Transcribe every line from the top down to the line with "d3.scaleLinear().domain([100, 300]).range([plotB, plotT]);", both ends included, but not the pictures.

» Dataset section:
○ ○ ○ ○
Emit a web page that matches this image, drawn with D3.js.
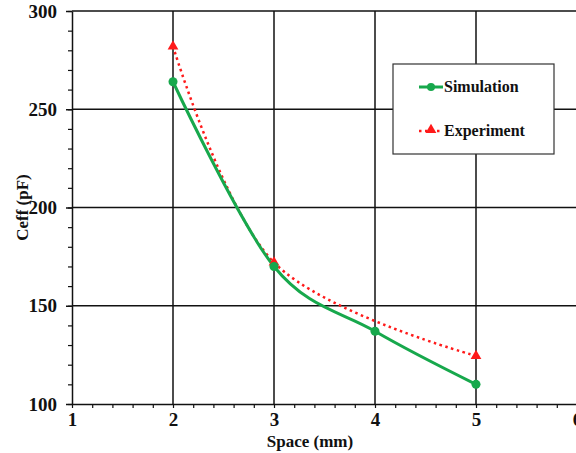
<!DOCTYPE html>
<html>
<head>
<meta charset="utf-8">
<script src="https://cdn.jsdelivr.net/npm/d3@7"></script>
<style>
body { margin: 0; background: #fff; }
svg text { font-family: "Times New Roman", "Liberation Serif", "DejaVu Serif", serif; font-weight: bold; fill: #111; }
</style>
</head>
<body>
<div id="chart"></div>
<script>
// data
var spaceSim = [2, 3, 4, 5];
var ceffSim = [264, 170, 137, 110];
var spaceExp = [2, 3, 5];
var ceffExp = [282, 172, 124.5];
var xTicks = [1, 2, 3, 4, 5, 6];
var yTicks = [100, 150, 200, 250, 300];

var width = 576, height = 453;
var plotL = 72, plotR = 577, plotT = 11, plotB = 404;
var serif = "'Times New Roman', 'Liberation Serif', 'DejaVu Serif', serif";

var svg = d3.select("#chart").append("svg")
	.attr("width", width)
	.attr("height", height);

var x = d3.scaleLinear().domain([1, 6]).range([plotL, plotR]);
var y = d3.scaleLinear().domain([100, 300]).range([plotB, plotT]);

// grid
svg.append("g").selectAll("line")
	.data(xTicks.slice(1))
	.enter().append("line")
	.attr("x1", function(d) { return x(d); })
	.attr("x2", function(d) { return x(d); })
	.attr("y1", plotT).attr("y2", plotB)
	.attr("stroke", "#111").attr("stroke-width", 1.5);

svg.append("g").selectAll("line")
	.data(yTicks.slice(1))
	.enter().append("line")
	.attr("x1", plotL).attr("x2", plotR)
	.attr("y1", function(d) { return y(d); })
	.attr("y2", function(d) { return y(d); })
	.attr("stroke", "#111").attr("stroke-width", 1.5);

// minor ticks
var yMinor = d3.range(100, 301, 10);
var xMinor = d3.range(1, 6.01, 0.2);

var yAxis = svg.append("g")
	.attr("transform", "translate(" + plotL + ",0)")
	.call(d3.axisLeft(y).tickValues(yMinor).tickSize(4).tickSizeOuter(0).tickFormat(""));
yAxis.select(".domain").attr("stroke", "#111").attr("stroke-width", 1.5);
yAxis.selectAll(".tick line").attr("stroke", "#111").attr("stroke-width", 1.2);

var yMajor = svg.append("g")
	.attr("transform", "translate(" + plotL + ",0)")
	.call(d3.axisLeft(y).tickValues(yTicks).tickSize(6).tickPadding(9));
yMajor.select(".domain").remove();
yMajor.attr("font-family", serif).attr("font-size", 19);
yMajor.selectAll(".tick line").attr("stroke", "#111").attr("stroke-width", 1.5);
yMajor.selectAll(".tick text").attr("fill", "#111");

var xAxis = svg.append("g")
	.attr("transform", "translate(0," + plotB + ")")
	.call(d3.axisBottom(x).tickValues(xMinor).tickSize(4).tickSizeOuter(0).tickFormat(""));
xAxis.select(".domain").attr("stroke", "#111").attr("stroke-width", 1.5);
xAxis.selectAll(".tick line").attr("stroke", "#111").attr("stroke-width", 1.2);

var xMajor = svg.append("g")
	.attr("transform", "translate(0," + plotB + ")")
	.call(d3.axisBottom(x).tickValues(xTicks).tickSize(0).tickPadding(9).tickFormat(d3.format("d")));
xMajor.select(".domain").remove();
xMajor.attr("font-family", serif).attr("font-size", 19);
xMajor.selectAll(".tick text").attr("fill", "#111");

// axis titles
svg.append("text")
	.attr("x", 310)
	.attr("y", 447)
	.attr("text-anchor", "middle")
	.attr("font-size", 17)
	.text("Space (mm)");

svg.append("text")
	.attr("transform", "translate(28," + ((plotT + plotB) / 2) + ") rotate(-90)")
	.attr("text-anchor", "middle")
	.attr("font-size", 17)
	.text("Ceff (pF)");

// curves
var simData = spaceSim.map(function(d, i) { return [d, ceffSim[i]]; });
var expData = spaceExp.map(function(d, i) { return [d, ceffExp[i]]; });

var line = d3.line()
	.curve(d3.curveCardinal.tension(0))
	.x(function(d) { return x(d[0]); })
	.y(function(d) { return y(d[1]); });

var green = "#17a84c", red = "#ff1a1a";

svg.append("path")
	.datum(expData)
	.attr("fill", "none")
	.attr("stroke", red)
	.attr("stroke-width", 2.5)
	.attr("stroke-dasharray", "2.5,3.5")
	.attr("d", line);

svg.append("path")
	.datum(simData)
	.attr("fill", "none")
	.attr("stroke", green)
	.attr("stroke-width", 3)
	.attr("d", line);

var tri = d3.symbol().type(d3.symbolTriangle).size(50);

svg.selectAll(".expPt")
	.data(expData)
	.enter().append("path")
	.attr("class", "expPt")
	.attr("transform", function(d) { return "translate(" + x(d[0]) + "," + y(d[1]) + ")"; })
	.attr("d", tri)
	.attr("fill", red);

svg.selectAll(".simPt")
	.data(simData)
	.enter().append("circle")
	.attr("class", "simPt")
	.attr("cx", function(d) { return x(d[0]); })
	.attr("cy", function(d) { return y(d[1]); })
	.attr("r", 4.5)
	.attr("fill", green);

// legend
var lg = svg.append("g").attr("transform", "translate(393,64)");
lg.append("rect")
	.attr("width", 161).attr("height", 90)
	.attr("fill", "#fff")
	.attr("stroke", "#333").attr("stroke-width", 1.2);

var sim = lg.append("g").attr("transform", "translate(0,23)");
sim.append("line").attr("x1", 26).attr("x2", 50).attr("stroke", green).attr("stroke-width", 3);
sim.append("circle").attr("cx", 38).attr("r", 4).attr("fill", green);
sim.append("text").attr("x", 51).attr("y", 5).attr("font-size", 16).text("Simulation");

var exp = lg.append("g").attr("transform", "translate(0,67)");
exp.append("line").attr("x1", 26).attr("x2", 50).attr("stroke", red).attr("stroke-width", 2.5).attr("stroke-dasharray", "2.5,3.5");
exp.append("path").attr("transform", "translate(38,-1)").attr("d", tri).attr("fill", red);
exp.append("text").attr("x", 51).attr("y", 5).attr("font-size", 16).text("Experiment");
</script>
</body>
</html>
○ ○ ○ ○
» Solution for this exercise:
Emit a web page that matches this image, drawn with D3.js.
<!DOCTYPE html>
<html>
<head>
<meta charset="utf-8">
<script src="https://cdn.jsdelivr.net/npm/d3@7"></script>
<style>
body { margin: 0; background: #fff; }
svg text { font-family: "Times New Roman", "Liberation Serif", "DejaVu Serif", serif; font-weight: bold; fill: #111; }
</style>
</head>
<body>
<div id="chart"></div>
<script>
// data
var spaceSim = [2, 3, 4, 5];
var ceffSim = [264, 170, 137, 110];
var spaceExp = [2, 3, 5];
var ceffExp = [282, 172, 124.5];
var xTicks = [1, 2, 3, 4, 5, 6];
var yTicks = [100, 150, 200, 250, 300];

var width = 576, height = 453;
var plotL = 72, plotR = 577, plotT = 11, plotB = 404;
var serif = "'Times New Roman', 'Liberation Serif', 'DejaVu Serif', serif";

var svg = d3.select("#chart").append("svg")
	.attr("width", width)
	.attr("height", height);

var x = d3.scaleLinear().domain([1, 6]).range([plotL, plotR]);
var y = d3.scaleLinear().domain([100, 300]).range([plotB, plotT]);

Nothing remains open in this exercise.